• _EXERCISE_
Retype the opening lines of the listing below, ending with the line that contains "ax = fig.add_axes([137/553, 1-245/335, (479-137)/553, 230/335])", and leave out any pictures.

[START]

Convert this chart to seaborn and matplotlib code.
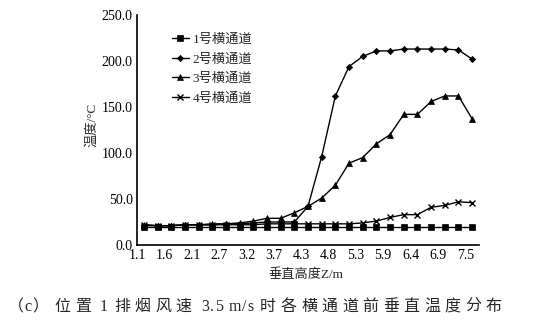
import matplotlib
matplotlib.use("Agg")
import matplotlib.pyplot as plt
import seaborn as sns
import pandas as pd

heights = [1.1, 1.37, 1.63, 1.9, 2.17, 2.43, 2.7, 2.97, 3.23, 3.5, 3.77, 4.03, 4.3,
           4.57, 4.83, 5.1, 5.37, 5.63, 5.9, 6.17, 6.43, 6.7, 6.97, 7.23, 7.5]
tick_labels = ["1.1", "1.6", "2.1", "2.7", "3.2", "3.7", "4.3", "4.8", "5.3", "5.9", "6.4", "6.9", "7.5"]

s1 = [20, 20, 20, 20, 20, 20, 20, 20, 20, 20, 20, 20, 20,
      20, 20, 20, 20, 20, 20, 20, 20, 20, 20, 20, 20]
s2 = [21, 21, 21, 22, 22, 22, 23, 23, 24, 25, 25, 25, 42,
      96, 162, 194, 205, 211, 211, 213, 213, 213, 213, 212, 202]
s3 = [22, 21, 21, 22, 22, 23, 23, 24, 26, 29, 29, 35, 42,
      51, 65, 89, 95, 110, 120, 142, 142, 156, 162, 162, 137]
s4 = [22, 21, 21, 22, 22, 22, 22, 22, 22, 23, 23, 23, 23,
      23, 23, 23, 24, 26, 30, 33, 33, 41, 43, 47, 46]
names = ["1号横通道", "2号横通道", "3号横通道", "4号横通道"]
markers = ["s", "D", "^", "x"]
msizes = [4.5, 3.2, 4.0, 4.0]
caption = "（c） 位置 1 排烟风速 3.5 m/s 时各横通道前垂直温度分布"

sns.set_style("white")
plt.rcParams['font.family'] = ['Liberation Serif', 'Noto Sans CJK SC']

fig = plt.figure(figsize=(5.53, 3.35), dpi=100)
ax = fig.add_axes([137/553, 1-245/335, (479-137)/553, 230/335])

for name, vals, mk, ms in zip(names, [s1, s2, s3, s4], markers, msizes):
    df = pd.DataFrame({"pos": [i + 0.5 for i in range(len(heights))],
                       "height": heights, "temp": vals})
    sns.lineplot(data=df, x="pos", y="temp", color="black", marker=mk,
                 markersize=ms, linewidth=1.0, markeredgecolor="black",
                 markerfacecolor="black", markeredgewidth=1.0 if mk == "x" else 0.5,
                 label=name, ax=ax)

ax.set_xlim(0, 25)
ax.set_ylim(0, 250)
ax.set_xticks(list(range(0, 25, 2)))
ax.set_xticklabels(tick_labels, fontsize=10)
ax.set_yticks([0, 50, 100, 150, 200, 250])
ax.set_yticklabels(["0.0", "50.0", "100.0", "150.0", "200.0", "250.0"], fontsize=10)
ax.tick_params(axis="both", direction="in", length=4, width=1, colors="black", pad=3)
for s in ["top", "right"]:
    ax.spines[s].set_visible(False)
for s in ["left", "bottom"]:
    ax.spines[s].set_color("black")
    ax.spines[s].set_linewidth(1.2)
ax.set_xlabel("")
ax.set_ylabel("")

fig.text(92/553, 1-125/335, "温度/°C", rotation=90, ha="center", va="center", fontsize=9.5)
fig.text(306/553, 1-275/335, "垂直高度Z/m", ha="center", va="center", fontsize=9.5)

# caption with letter spacing
renderer = fig.canvas.get_renderer()
x_px = 8.0
y_fig = 1 - 307/335
gap = 4.5
for ch in caption:
    if ch == " ":
        x_px += 5.0
        continue
    t = fig.text(x_px/553, y_fig, ch, ha="left", va="center", fontsize=11.5)
    w = t.get_window_extent(renderer=renderer).width
    if ch in "（）":
        x_px += w + 0.5
    else:
        x_px += w + (gap if ord(ch) > 0x2000 else 1.0)

leg = ax.legend(loc="upper left", bbox_to_anchor=(165/553, 1-27/335),
                bbox_transform=fig.transFigure, frameon=False, fontsize=9.5,
                handlelength=1.3, handletextpad=0.3, labelspacing=0.55, borderpad=0)

fig.savefig("out.png", dpi=100)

[END]

• _ANSWER FOR THE TASK_
Convert this chart to seaborn and matplotlib code.
import matplotlib
matplotlib.use("Agg")
import matplotlib.pyplot as plt
import seaborn as sns
import pandas as pd

heights = [1.1, 1.37, 1.63, 1.9, 2.17, 2.43, 2.7, 2.97, 3.23, 3.5, 3.77, 4.03, 4.3,
           4.57, 4.83, 5.1, 5.37, 5.63, 5.9, 6.17, 6.43, 6.7, 6.97, 7.23, 7.5]
tick_labels = ["1.1", "1.6", "2.1", "2.7", "3.2", "3.7", "4.3", "4.8", "5.3", "5.9", "6.4", "6.9", "7.5"]

s1 = [20, 20, 20, 20, 20, 20, 20, 20, 20, 20, 20, 20, 20,
      20, 20, 20, 20, 20, 20, 20, 20, 20, 20, 20, 20]
s2 = [21, 21, 21, 22, 22, 22, 23, 23, 24, 25, 25, 25, 42,
      96, 162, 194, 205, 211, 211, 213, 213, 213, 213, 212, 202]
s3 = [22, 21, 21, 22, 22, 23, 23, 24, 26, 29, 29, 35, 42,
      51, 65, 89, 95, 110, 120, 142, 142, 156, 162, 162, 137]
s4 = [22, 21, 21, 22, 22, 22, 22, 22, 22, 23, 23, 23, 23,
      23, 23, 23, 24, 26, 30, 33, 33, 41, 43, 47, 46]
names = ["1号横通道", "2号横通道", "3号横通道", "4号横通道"]
markers = ["s", "D", "^", "x"]
msizes = [4.5, 3.2, 4.0, 4.0]
caption = "（c） 位置 1 排烟风速 3.5 m/s 时各横通道前垂直温度分布"

sns.set_style("white")
plt.rcParams['font.family'] = ['Liberation Serif', 'Noto Sans CJK SC']

fig = plt.figure(figsize=(5.53, 3.35), dpi=100)
ax = fig.add_axes([137/553, 1-245/335, (479-137)/553, 230/335])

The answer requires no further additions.